American radio program for children

Hop Harrigan is an American old-time radio juvenile adventure program. It was broadcast on ABC from August 31, 1942, until August 2, 1946, and on Mutual from October 2, 1946, until February 6, 1948. General Foods began sponsoring the program on October 2, 1944; it had previously been unsponsored.

==Format==
The Hop Harrigan character originated in All American Comics, and the radio program was adapted from that publication. Harrigan was a young aviator, and most of the show's plots dealt with his battles with the Axis powers during World War II. At age 18, Harrigan was not much older than the show's target audience of young listeners.
 In his book, Radio Crime Fighters: Over 300 Programs from the Golden Age, Jim Cox wrote that Harrigan's "detecting and crime fighting enthralled the adolescents for whom it was intended, creating a loyal following that clung to every new action-packed crisis."

The program was produced in cooperation with the Air Training Corps of America and was endorsed by the Office of the Adjutant General of the Army.

==Personnel==
Chester Stratton initially had the title role in the program. Albert Aley played Harrigan later. Mitzi Gould played Harrigan's girlfriend. The only other character appearing regularly was Tank Tinker, Harrigan's mechanic, who was played first by Ken Lynch and later by Jackson Beck.

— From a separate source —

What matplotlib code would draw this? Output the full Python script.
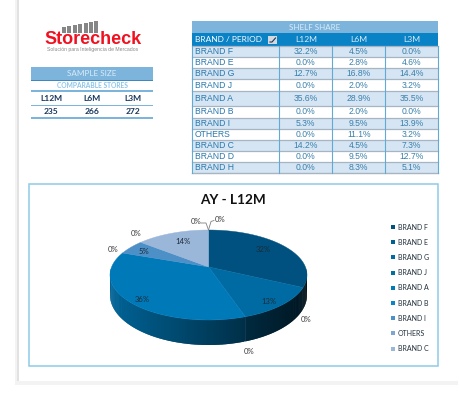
import numpy as np
import matplotlib
matplotlib.use('agg')
import matplotlib.pyplot as plt
from matplotlib.patches import Polygon, Rectangle

plt.rcParams['font.family'] = ['Lato', 'DejaVu Sans']

# table data
brands = ['BRAND F', 'BRAND E', 'BRAND G', 'BRAND J', 'BRAND A', 'BRAND B',
          'BRAND I', 'OTHERS', 'BRAND C', 'BRAND D', 'BRAND H']
l12m = [32.2, 0.0, 12.7, 0.0, 35.6, 0.0, 5.3, 0.0, 14.2, 0.0, 0.0]
l6m = [4.5, 2.8, 16.8, 2.0, 28.9, 2.0, 9.5, 11.1, 4.5, 9.5, 8.3]
l3m = [0.0, 4.6, 14.4, 3.2, 35.5, 0.0, 13.9, 3.2, 7.3, 12.7, 5.1]
periods = ['L12M', 'L6M', 'L3M']
sample_sizes = [235, 266, 272]

# pie and legend colours, legend stops at BRAND C like the original
slice_colors = ['#00517f', '#005f92', '#006ba3', '#00709f', '#0079b8', '#0a85c8',
                '#4d90c8', '#7fa5d2', '#9ab6d8', '#a8c2de', '#b8cde4']
legend_count = 9

# layout, pixels
row_edges = [45.7, 56.7, 67.7, 79.3, 91, 105.7, 118.3, 129.3, 140, 151, 161.7, 172.7]
col_edges = [192, 279.3, 332.3, 385.3, 438]
label_pos = [(263, 250), (306, 320), (269, 302), (249, 351), (142, 299), (113, 250),
             (144, 252), (136, 234), (183, 241), (196, 221), (220, 219)]
ARIAL = ['Liberation Sans', 'DejaVu Sans']

fig = plt.figure(figsize=(4.6, 3.96), dpi=100)
ax = fig.add_axes([0, 0, 1, 1])
ax.set_xlim(0, 460)
ax.set_ylim(396, 0)
ax.axis('off')


def rect(x0, y0, x1, y1, color, z=1, **kw):
    ax.add_patch(Rectangle((x0, y0), x1 - x0, y1 - y0, facecolor=color, edgecolor='none', zorder=z, **kw))


def label(x, y, s, size=6, color='#1f5f8f', ha='center', z=6, **kw):
    ax.text(x, y, s, fontsize=size, color=color, ha=ha, va='center', zorder=z, **kw)


# page shadow
rect(15, 0, 19, 381, '#f3f3f3')
rect(17, 0, 19, 381, '#e2e2e2')
rect(15, 381, 458, 385, '#f3f3f3')

# logo
bar_heights = [6, 7, 8, 9, 10, 11, 12.5]
for i, h in enumerate(bar_heights):
    rect(62 + i * 5.4, 33 - h, 66 + i * 5.4, 33, '#868686')
label(93, 40, 'Storecheck', size=13, color='#f01020', fontweight='bold', family=ARIAL)
label(93, 50, 'Solución para Inteligencia de Mercados', size=3.7, color='#8a8a8a', family=ARIAL)

# sample size table
rect(31, 67, 153, 80, '#7db4dc')
rect(31, 79.5, 153, 80.5, '#3f87bd')
label(92, 74, 'SAMPLE SIZE', size=5.9, color='#d9ebf7')
label(92, 86, 'COMPARABLE STORES', size=4.8, color='#8cc4e8', fontweight='bold')
rect(31, 90, 153, 92, '#7db4dc')
rect(31, 104.5, 153, 105.7, '#7db4dc')
rect(31, 117.2, 153, 118.8, '#7db4dc')
for x, p, n in zip([51, 92, 133], periods, sample_sizes):
    label(x, 98.5, p, size=6.1, color='#17365d', fontweight='bold')
    label(x, 112, str(n), size=6.1, color='#17365d', fontweight='bold')

# shelf share table
rect(192, 21, 438, 33, '#7db4dc')
label(315, 27.5, 'SHELF SHARE', size=5.8, color='#d9ebf7')
rect(192, 33, 438, 45.7, '#0a82c6')
label(195, 40, 'BRAND / PERIOD', size=6, color='white', ha='left')
rect(268, 36, 277, 44, '#d5d9de', z=3)
ax.plot([270, 272, 275.5], [42, 42, 38], color='#17365d', lw=0.8, zorder=4)
for i, p in enumerate(periods):
    label((col_edges[i + 1] + col_edges[i + 2]) / 2, 40, p, size=6.1, color='#dcecf7')

for i, b in enumerate(brands):
    y0, y1 = row_edges[i], row_edges[i + 1]
    ym = (y0 + y1) / 2
    if i % 2 == 0:
        rect(192, y0, 438, y1, '#d5e5f3')
    ax.plot([192, 438], [y0, y0], color='#a7b5c2', lw=0.9, zorder=2)
    label(195, ym, b, size=6.2, color='#2a78ad', ha='left', family=ARIAL)
    for j, vals in enumerate([l12m, l6m, l3m]):
        label((col_edges[j + 1] + col_edges[j + 2]) / 2, ym, f'{vals[i]:.1f}%', size=6.2,
              color='#3b80ab', family=ARIAL)
ax.plot([192, 438], [row_edges[-1], row_edges[-1]], color='#a7b5c2', lw=1.0, zorder=2)
for x in col_edges:
    ax.plot([x, x], [row_edges[0], row_edges[-1]], color='#62aad6', lw=0.8, zorder=3)

# chart frame
ax.add_patch(Rectangle((29.5, 184), 408.5, 182, facecolor='white', edgecolor='#8ecbe8', lw=1.1, zorder=1))
label(233, 200.5, 'AY - L12M', size=9.8, color='#111111', fontweight='bold')

# 3d pie, perspective maps the unit circle onto the ellipse with the apex moved up
cx, cy, a, b = 208.5, 275, 98.5, 45
k = -0.18


def project(theta):
    u, v = np.sin(theta), -np.cos(theta)
    den = 1 + k * v
    return cx + a * u * np.sqrt(1 - k ** 2) / den, cy + b * (v + k) / den


apex = (cx, cy + b * k)
ends = np.cumsum(l12m) / np.sum(l12m) * 2 * np.pi
starts = np.concatenate([[0], ends[:-1]])


def shade(color, f):
    rgb = np.array(matplotlib.colors.to_rgb(color))
    return tuple(rgb * f)


# side wall first, each strip runs into the next so no seams show
for s, e, c in zip(starts, ends, slice_colors):
    if e <= s:
        continue
    n = max(3, int((e - s) / 0.012))
    t = np.linspace(s, e, n)
    xs, ys = project(t)
    for i in range(n - 1):
        if (ys[i] + ys[i + 1]) / 2 < cy - 6:
            continue
        j = min(i + 2, n - 1)
        d0 = 20 + 5 * (ys[i] - cy) / b
        d1 = 20 + 5 * (ys[j] - cy) / b
        f = 0.82 - 0.62 * ((xs[i] - cx + a) / (2 * a))
        ax.add_patch(Polygon([(xs[i], ys[i]), (xs[j], ys[j]),
                              (xs[j], ys[j] + d1), (xs[i], ys[i] + d0)],
                             facecolor=shade(c, f), edgecolor='none', zorder=3))

# top face
for s, e, c in zip(starts, ends, slice_colors):
    if e <= s:
        continue
    t = np.linspace(s, e, 80)
    xs, ys = project(t)
    ax.add_patch(Polygon([apex] + list(zip(xs, ys)), facecolor=c, edgecolor=c, lw=0.3, zorder=4))

for v, (x, y) in zip(l12m, label_pos):
    label(x, y, f'{v:.0f}%', size=5.6, color='#1c2b38' if v > 0 else '#3a3a3a')

# leader lines for the two top labels
top = project(0.0)
ax.plot([201, 206, top[0]], [223, 223, top[1]], color='#808080', lw=0.6, zorder=5)
ax.plot([214, 211, top[0]], [220.5, 221.5, top[1]], color='#808080', lw=0.6, zorder=5)

# legend
for i in range(legend_count):
    y = 227 + i * 15.2
    rect(391.5, y - 2, 395.5, y + 2, slice_colors[i], z=5)
    label(398, y, brands[i], size=5, color='#22303c', ha='left')

fig.savefig('out.png', dpi=100)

Announcers were Glenn Riggs, Dresser Dahlstead, and Vic Perrin. Directors included Jay Clark, Jack Johnstone, Allen Ducovny, and Jessica Maxwell. Writers included Aley, Bob Burtt, and Wilfred Moore. Producers included Harry Ingram.

==Popularity==
In the program's second month on the air, the staff of Hop Harrigan received 124,264 letters as people wrote in for premiums that were offered to listeners. The program had two organizations for young fans—the All American Flying Club and the American Observation Corps.